Back to Fritz: while I had known about his refusal to acknowledge German literature, I hadn’t known, until reading the Fritz & music book and catching up with more recent biographies, that he wasn’t much better with modern (to his day) composers. I mean, he was anti-Gluck, for God’s sake. (Don’t even ask whether the existence of Haydn or young Mozart registered.) He liked Hasse well enough, but anything later was bad, and Gluck’s opera innovations were of the devil. (Well, the vaguely deist equivalent thereof.)

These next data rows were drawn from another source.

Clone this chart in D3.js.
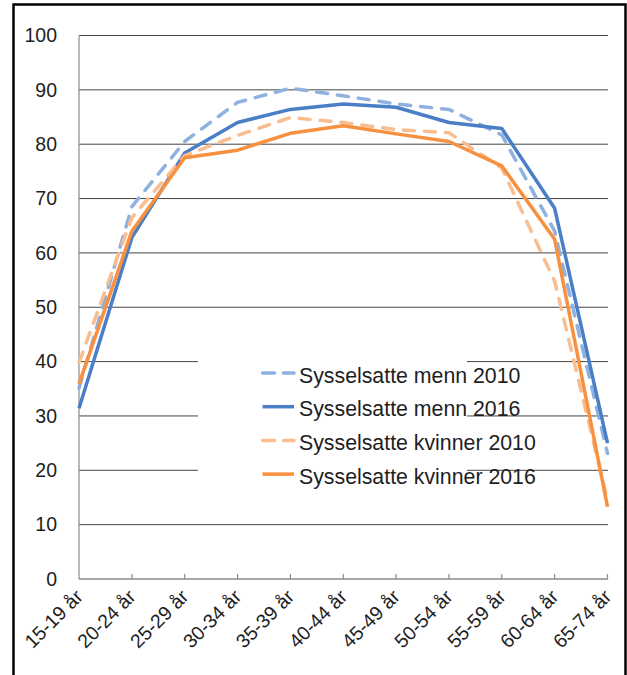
<!DOCTYPE html>
<html>
<head>
<meta charset="utf-8">
<script src="https://cdn.jsdelivr.net/npm/d3@7"></script>
<style>
  html, body { margin: 0; padding: 0; background: #fff; }
  svg { display: block; font-family: "Liberation Sans", Arial, sans-serif; }
</style>
</head>
<body>
<svg id="chart" width="627" height="675"></svg>
<script>
const ageGroups = ["15-19 år", "20-24 år", "25-29 år", "30-34 år", "35-39 år", "40-44 år",
  "45-49 år", "50-54 år", "55-59 år", "60-64 år", "65-74 år"];

const menn2010 = [35.1, 68.5, 80.5, 87.7, 90.3, 88.9, 87.4, 86.4, 81.7, 64.0, 23.1];
const menn2016 = [31.4, 62.8, 78.4, 84.0, 86.4, 87.4, 86.8, 84.0, 82.9, 68.2, 25.0];
const kvinner2010 = [39.8, 66.5, 77.9, 81.6, 84.9, 84.0, 82.7, 82.1, 75.6, 54.8, 14.5];
const kvinner2016 = [35.9, 64.0, 77.5, 78.9, 82.0, 83.4, 81.9, 80.5, 76.0, 62.5, 13.3];

const yTicks = [0, 10, 20, 30, 40, 50, 60, 70, 80, 90, 100];

const series = [
  { label: "Sysselsatte menn 2010", values: menn2010, color: "#8FB1DF", dashed: true },
  { label: "Sysselsatte menn 2016", values: menn2016, color: "#4A7EC6", dashed: false },
  { label: "Sysselsatte kvinner 2010", values: kvinner2010, color: "#F9BD90", dashed: true },
  { label: "Sysselsatte kvinner 2016", values: kvinner2016, color: "#F7903F", dashed: false },
];

const svg = d3.select("#chart");

// outer frame (bottom edge runs off the picture)
svg.append("rect")
  .attr("x", 13.5)
  .attr("y", 4.5)
  .attr("width", 612)
  .attr("height", 690)
  .attr("fill", "none")
  .attr("stroke", "#000")
  .attr("stroke-width", 2.5);

const x = d3.scalePoint().domain(ageGroups).range([79, 607.5]);
const y = d3.scaleLinear().domain([0, 100]).range([579, 35.5]);

// gridlines
svg.append("g")
  .selectAll("line")
  .data(yTicks.filter((d) => d > 0))
  .enter()
  .append("line")
  .attr("x1", 79)
  .attr("x2", 608)
  .attr("y1", (d) => y(d))
  .attr("y2", (d) => y(d))
  .attr("stroke", "#444")
  .attr("stroke-width", 1);

// y labels
svg.append("g")
  .selectAll("text")
  .data(yTicks)
  .enter()
  .append("text")
  .attr("x", 57)
  .attr("y", (d) => y(d))
  .attr("dy", "0.35em")
  .attr("text-anchor", "end")
  .attr("font-size", "19.5px")
  .attr("fill", "#1e1e1e")
  .text((d) => d);

// axes
svg.append("line")
  .attr("x1", 79).attr("x2", 79)
  .attr("y1", y(100)).attr("y2", y(0))
  .attr("stroke", "#8a8a8a")
  .attr("stroke-width", 1.2);

svg.append("line")
  .attr("x1", 79).attr("x2", 608)
  .attr("y1", y(0)).attr("y2", y(0))
  .attr("stroke", "#8a8a8a")
  .attr("stroke-width", 1.5);

svg.append("g")
  .selectAll("line")
  .data(ageGroups.slice(1))
  .enter()
  .append("line")
  .attr("x1", (d) => x(d))
  .attr("x2", (d) => x(d))
  .attr("y1", y(0))
  .attr("y2", y(0) - 5)
  .attr("stroke", "#8a8a8a")
  .attr("stroke-width", 1.2);

svg.append("g")
  .selectAll("text")
  .data(ageGroups)
  .enter()
  .append("text")
  .attr("transform", (d) => `translate(${x(d) + 5},${598}) rotate(-45)`)
  .attr("text-anchor", "end")
  .attr("font-size", "19.5px")
  .attr("fill", "#1e1e1e")
  .text((d) => d);

// legend background hides part of the gridlines
svg.append("rect")
  .attr("x", 198)
  .attr("y", 340)
  .attr("width", 269)
  .attr("height", 160)
  .attr("fill", "#fff");

// lines
const line = d3.line()
  .x((d, i) => x(ageGroups[i]))
  .y((d) => y(d));

svg.append("g")
  .selectAll("path")
  .data(series)
  .enter()
  .append("path")
  .attr("d", (d) => line(d.values))
  .attr("fill", "none")
  .attr("stroke", (d) => d.color)
  .attr("stroke-width", 3.5)
  .attr("stroke-linejoin", "round")
  .attr("stroke-linecap", (d) => (d.dashed ? "round" : "butt"))
  .attr("stroke-dasharray", (d) => (d.dashed ? "11,10" : null));

// legend
const legend = svg.append("g")
  .selectAll("g")
  .data(series)
  .enter()
  .append("g")
  .attr("transform", (d, i) => `translate(261,${373 + i * 33.7})`);

legend.append("line")
  .attr("x1", 1.5)
  .attr("x2", 33)
  .attr("stroke", (d) => d.color)
  .attr("stroke-width", 3.5)
  .attr("stroke-linecap", (d) => (d.dashed ? "round" : "butt"))
  .attr("stroke-dasharray", (d) => (d.dashed ? "12,9" : null));

legend.append("text")
  .attr("x", 38)
  .attr("y", 9.5)
  .attr("font-size", "21.3px")
  .attr("fill", "#1e1e1e")
  .text((d) => d.label);
</script>
</body>
</html>
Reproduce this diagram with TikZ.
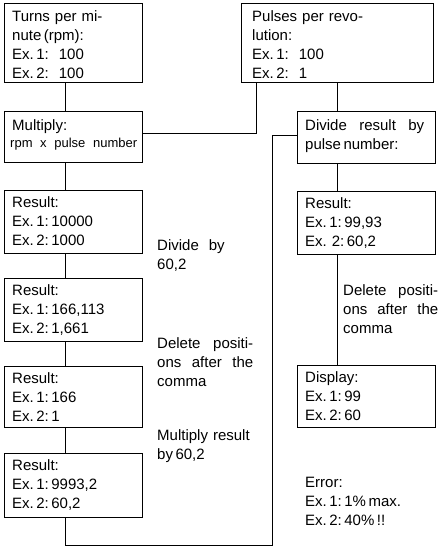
\documentclass[tikz,border=0pt]{standalone}
\usepackage{fontspec}
\setmainfont{Liberation Sans}
\begin{document}
\begin{tikzpicture}[x=1pt,y=-1pt,
  box/.style={draw=black, line width=0.8pt, anchor=north west, inner sep=0pt},
  txt/.style={anchor=base west, inner sep=0pt, align=left,
    font=\fontsize{15}{19}\selectfont},
  small/.style={anchor=base west, inner sep=0pt, align=left,
    font=\fontsize{13}{15}\selectfont},
  link/.style={draw=black, line width=0.8pt}]
\useasboundingbox (0,0) rectangle (439,547);

% spines used by the vertical connectors
\coordinate (spineL) at (65,0);
\coordinate (spineM) at (256,0);
\coordinate (spineR) at (337,0);
\coordinate (spineB) at (272,0);
\coordinate (bottom) at (0,545);

% left column
\node[box, minimum width=138pt, minimum height=79pt] (turns) at (4,3) {};
\node[txt, text width=128pt] (turnsT) at (12,21)
  {Turns per mi-\\nute\,(rpm):\\Ex.\,1:\ \ 100\\Ex.\,2:\ \ 100};

\node[box, minimum width=138pt, minimum height=51pt] (mult) at (4,111) {};
\node[txt, text width=128pt] (multT) at (12,130) {Multiply:};
\node[small, text width=127pt] (multS) at (10,147)
  {rpm\hfill x\hfill pulse\hfill number};

\node[box, minimum width=138pt, minimum height=63pt] (resA) at (4,190) {};
\node[txt, text width=128pt] (resAT) at (12,207)
  {Result:\\Ex.\,1:\,10000\\Ex.\,2:\,1000};

\node[box, minimum width=138pt, minimum height=63pt] (resB) at (4,278) {};
\node[txt, text width=128pt] (resBT) at (12,295)
  {Result:\\Ex.\,1:\,166,113\\Ex.\,2:\,1,661};

\node[box, minimum width=138pt, minimum height=61pt] (resC) at (4,366) {};
\node[txt, text width=128pt] (resCT) at (12,383)
  {Result:\\Ex.\,1:\,166\\Ex.\,2:\,1};

\node[box, minimum width=138pt, minimum height=64pt] (resD) at (4,453) {};
\node[txt, text width=128pt] (resDT) at (12,470)
  {Result:\\Ex.\,1:\,9993,2\\Ex.\,2:\,60,2};

% notes between the left boxes
\node[txt, text width=70pt] (divby) at (157,250) {Divide\ \ by\\60,2};
\node[txt, text width=96pt] (delL) at (157,348)
  {Delete\hfill positi-\\ons\hfill after\hfill the\\comma};
\node[txt, text width=110pt] (mulres) at (157,440) {Multiply result\\by\,60,2};

% right column
\node[box, minimum width=192pt, minimum height=79pt] (pulses) at (241,3) {};
\node[txt, text width=175pt] (pulsesT) at (252,21)
  {Pulses per revo-\\lution:\\Ex.\,1:\ \ 100\\Ex.\,2:\ \ 1};

\node[box, minimum width=138pt, minimum height=52pt] (divide) at (297,111) {};
\node[txt, text width=119pt] (divideT) at (305,130)
  {Divide\hfill result\hfill by\\pulse\,number:};

\node[box, minimum width=138pt, minimum height=63pt] (resR) at (297,191) {};
\node[txt, text width=128pt] (resRT) at (305,208)
  {Result:\\Ex.\,1:\,99,93\\Ex.~2:\,60,2};

\node[txt, text width=95pt] (delR) at (343,295)
  {Delete\hfill positi-\\ons\hfill after\hfill the\\comma};

\node[box, minimum width=138pt, minimum height=62pt] (display) at (297,365) {};
\node[txt, text width=128pt] (displayT) at (305,382)
  {Display:\\Ex.\,1:\,99\\Ex.\,2:\,60};

\node[txt, text width=125pt] (error) at (305,487)
  {Error:\\Ex.\,1:\,1\%\,max.\\Ex.\,2:\,40\%\,!!};

% connectors
\draw[link] (turns.south -| spineL) -- (mult.north -| spineL);
\draw[link] (mult.south -| spineL) -- (resA.north -| spineL);
\draw[link] (resA.south -| spineL) -- (resB.north -| spineL);
\draw[link] (resB.south -| spineL) -- (resC.north -| spineL);
\draw[link] (resC.south -| spineL) -- (resD.north -| spineL);
\draw[link] (mult.east |- 0,133) -| (pulses.south -| spineM);
\draw[link] (pulses.south -| spineR) -- (divide.north -| spineR);
\draw[link] (divide.south -| spineR) -- (resR.north -| spineR);
\draw[link] (resR.south -| spineR) -- (display.north -| spineR);
\draw[link] (divide.west |- 0,135) -| (bottom -| spineB)
  -| (resD.south -| spineL);
\end{tikzpicture}
\end{document}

Now reforming your country’s laws etc. is all very well, but if you really want your country to become leading in culture, than that’s not how to do it. (His nephew wasn’t a genius - nor was he the utter idiot Fritz saw him as, following his father’s tradition of humiliating the crown prince in public - but he did much better in terms of encouraging the arts, and it was then that Berlin started to be home to salons, writers and painters.)

ETA: for contemporary contrast, what Catherine did in Russia: write comedies in Russian, to encourage others to write in Russian. Bear in mind that Russian hadn’t been her native language, or indeed the language of the court (which was French, as everywhere else in Europe).